While the battle against fascism was won during World War II, in the years following the war Americans were faced with the existing double standard of having fought for freedom abroad while there was still a system of discrimination at home. This video from The Supreme Court discusses how, over the next 20 years, American society and the Supreme Court faced an upward climb to make fairness and equality the law.
In its first 130 years, the Supreme Court issued comparatively few decisions addressing civil rights and liberties of individuals. After World War II, when the United States emerged as a global leader defending democratic values and personal freedoms, the Supreme Court began to change course as well.

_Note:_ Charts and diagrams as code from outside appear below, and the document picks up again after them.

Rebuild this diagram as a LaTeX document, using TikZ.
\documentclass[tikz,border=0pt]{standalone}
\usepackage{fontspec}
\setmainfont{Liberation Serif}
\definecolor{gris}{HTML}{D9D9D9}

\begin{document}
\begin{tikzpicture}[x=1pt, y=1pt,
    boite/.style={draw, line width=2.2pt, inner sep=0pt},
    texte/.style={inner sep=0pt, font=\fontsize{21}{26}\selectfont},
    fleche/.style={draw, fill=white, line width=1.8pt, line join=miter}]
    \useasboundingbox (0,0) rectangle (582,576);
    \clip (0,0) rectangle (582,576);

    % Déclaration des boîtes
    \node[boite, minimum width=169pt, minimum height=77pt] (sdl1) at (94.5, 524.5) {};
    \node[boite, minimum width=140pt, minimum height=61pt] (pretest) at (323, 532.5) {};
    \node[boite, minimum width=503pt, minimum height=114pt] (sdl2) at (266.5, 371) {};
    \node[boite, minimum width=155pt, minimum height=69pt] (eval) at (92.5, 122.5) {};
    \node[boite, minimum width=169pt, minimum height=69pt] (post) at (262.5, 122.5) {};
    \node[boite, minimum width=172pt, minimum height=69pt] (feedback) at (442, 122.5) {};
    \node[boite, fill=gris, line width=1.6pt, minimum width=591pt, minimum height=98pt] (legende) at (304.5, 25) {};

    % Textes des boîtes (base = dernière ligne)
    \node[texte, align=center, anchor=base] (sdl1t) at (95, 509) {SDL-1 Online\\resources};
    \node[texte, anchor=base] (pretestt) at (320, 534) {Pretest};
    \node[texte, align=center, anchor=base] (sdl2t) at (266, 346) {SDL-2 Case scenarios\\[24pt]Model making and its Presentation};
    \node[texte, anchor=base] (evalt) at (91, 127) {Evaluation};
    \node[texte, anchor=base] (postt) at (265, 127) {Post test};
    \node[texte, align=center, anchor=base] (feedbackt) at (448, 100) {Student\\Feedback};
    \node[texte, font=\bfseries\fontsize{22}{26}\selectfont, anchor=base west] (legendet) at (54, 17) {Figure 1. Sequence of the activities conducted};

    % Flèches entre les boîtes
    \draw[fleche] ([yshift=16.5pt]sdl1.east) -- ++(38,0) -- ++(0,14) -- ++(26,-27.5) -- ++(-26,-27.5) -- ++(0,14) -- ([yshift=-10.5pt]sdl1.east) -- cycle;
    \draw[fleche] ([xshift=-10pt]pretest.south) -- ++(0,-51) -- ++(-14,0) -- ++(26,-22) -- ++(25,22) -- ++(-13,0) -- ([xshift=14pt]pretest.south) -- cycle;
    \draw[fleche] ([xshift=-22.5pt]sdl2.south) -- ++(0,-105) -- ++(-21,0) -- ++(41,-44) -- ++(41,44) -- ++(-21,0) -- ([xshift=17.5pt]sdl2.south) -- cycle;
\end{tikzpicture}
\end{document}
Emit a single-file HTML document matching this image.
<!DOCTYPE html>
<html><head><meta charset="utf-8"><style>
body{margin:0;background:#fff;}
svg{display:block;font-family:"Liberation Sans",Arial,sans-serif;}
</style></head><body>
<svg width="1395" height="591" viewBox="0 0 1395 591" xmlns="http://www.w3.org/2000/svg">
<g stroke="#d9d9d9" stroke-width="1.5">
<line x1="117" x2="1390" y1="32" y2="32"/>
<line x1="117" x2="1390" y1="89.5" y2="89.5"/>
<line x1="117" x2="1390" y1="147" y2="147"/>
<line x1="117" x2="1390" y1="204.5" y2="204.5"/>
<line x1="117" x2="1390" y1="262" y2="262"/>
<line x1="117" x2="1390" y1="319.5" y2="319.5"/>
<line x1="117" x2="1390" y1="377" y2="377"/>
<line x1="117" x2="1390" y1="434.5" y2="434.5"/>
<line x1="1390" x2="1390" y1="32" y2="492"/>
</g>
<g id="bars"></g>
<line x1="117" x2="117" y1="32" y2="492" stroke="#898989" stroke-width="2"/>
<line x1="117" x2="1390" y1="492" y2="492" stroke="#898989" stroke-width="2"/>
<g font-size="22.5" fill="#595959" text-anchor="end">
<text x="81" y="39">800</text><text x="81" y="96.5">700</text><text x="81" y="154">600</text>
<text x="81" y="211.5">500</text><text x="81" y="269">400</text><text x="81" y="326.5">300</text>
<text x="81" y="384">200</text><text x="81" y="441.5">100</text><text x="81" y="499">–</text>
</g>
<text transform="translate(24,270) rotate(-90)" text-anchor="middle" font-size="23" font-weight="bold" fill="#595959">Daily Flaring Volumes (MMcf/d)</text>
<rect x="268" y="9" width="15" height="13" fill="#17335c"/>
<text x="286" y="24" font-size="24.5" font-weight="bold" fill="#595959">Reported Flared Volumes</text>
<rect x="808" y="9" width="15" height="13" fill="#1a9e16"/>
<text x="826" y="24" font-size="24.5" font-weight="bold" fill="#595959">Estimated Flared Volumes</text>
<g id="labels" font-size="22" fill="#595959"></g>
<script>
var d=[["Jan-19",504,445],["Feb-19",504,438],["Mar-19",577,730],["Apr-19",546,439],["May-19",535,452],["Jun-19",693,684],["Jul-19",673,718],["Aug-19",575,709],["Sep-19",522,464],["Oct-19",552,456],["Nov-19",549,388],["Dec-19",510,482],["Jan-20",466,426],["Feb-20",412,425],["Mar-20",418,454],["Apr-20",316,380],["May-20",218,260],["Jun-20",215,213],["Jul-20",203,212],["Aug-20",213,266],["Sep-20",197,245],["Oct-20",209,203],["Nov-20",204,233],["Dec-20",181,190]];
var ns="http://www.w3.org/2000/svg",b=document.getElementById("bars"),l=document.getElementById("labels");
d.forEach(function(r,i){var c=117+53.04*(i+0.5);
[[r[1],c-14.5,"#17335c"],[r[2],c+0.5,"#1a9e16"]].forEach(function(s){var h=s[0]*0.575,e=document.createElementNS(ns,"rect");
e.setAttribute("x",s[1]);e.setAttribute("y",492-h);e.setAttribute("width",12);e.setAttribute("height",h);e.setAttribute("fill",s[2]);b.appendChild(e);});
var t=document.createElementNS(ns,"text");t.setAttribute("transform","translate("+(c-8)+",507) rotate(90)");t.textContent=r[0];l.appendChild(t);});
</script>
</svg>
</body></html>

For many Americans, the reasons for fighting in World War II were substantial --- to protect the right to self-determination, to guarantee freedom from fascism and authoritarian terror, to guard freedom of religion and the inherent rights of all people to be treated equally. As illustrated in the film segment, then Vice President Henry Wallace said, “This is a fight between a free world and a slave world.”
With some clear exceptions, the world did become more democratic after World War II. Between 1945 and 1965, territories under the control of the United States, France, Belgium, the Netherlands, Italy, Spain, and the United Kingdom were either granted or fought and won independence from their former colonial powers. People in those former colonies (mostly in Asia and Africa) achieved independence and the right to self-determination and to exercise their political freedoms.
Back at home in the U.S. democracy moved slowly. After the war, many Americans felt betrayed for having fought “over there” for freedoms they lacked here at home. There are many principles that define democracy. Certainly one important characteristic of a democracy is “free and fair elections” yet Jim Crow laws, poll taxes, literacy tests, gerrymandered legislative districts, and voter intimidation interfered with many poor and African American peoples’ right to vote and their political participation. It took nearly twenty years for the Court to strike down literacy tests and poll taxes in state and federal elections and for Congress to pass the Voting Rights Act of 1965 which outlawed many of the discriminatory practices that had been responsible for disenfranchising so many African Americans.
NARRATOR: The Second World War changed America in every way. It cast Americans as defenders of liberty worldwide at a time when six newly appointed justices were just beginning to find their way on the Supreme Court.
KOBYLKA: It's a time of a rising sense of defending the values of Western civilization, in a sense, defending the product of the Enlightenment against the totalitarian hordes that Hitler represented.
GILLMAN: The United States enters this war against fascism, Nazism and totalitarianism. And what happens in the course of that engagement was that America begins to define itself in terms of that conflict.
NARRATOR: The war changed American ideas on individual liberty and government power. It showed a whole generation the wider world, and convinced that generation there was nothing America couldn't do-the most powerful nation the world had ever seen-and because of our freedoms, because of our rights.
Over the next quarter century, that belief would push the nation, and its Supreme Court, to a new agenda, onto unexplored terrain.
BISKUPIC: This a watershed time in the Court's history. You have World War II. You have McCarthyism. You have the Cold War. You have the civil rights struggles. There's tension between national security, national identity, free speech, individual rights.
And it falls into the lap of these nine justices to sort it all out. They don't move in a straight line. They move in fits and starts. They have to backtrack, but eventually we really have a remade Court and a remade idea of individual rights and civil liberties in America.